King Henry VIII has fascinated many people, though, regrettably, mostly because of his six marriages (two of which ended in divorce, and two more in beheading). However, it may interest you that these are not his only...accomplishments.

Some notable books on the Tudor king which do not focus on his matrimonial issues include The Last Divine Office: Henry VIII And The Dissolution Of The Monasteries and Henry VIII: The King And His Court.

However, if you'd like to go the more traditional route, you'll have plenty of choices: The Wives of Henry VIII, The Six Wives of Henry VIII, and Six Wives: The Queens of Henry VIII among them.

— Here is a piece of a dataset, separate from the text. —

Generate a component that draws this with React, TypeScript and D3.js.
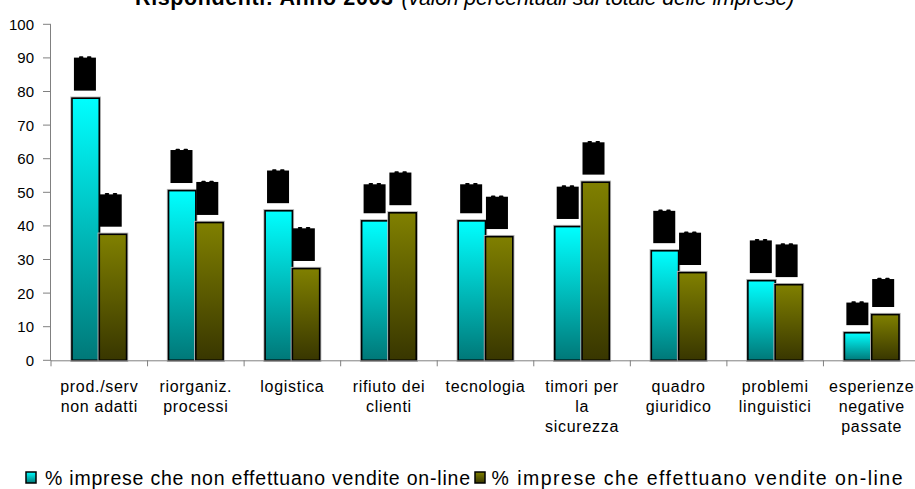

Of course, there are also historical fiction books that contain the infamous king. While they are not necessarily as accurate as the non-fiction, they are just as entertaining, if not more so. The oldest of these would be Shakespeare's play, given the regal name Henry VIII. Among the more recent, there is the "autobiography" by Margaret George, as well as the well-known The Other Boleyn Girl by Philippa Gregory. Though, my personal favorite is not a book at all, but the Showtime television series The Tudors.

You may even want to take a look at his children. Each one showed off one bit of his overbearing personality. And I can guarantee one of them is probably just as interesting as he was.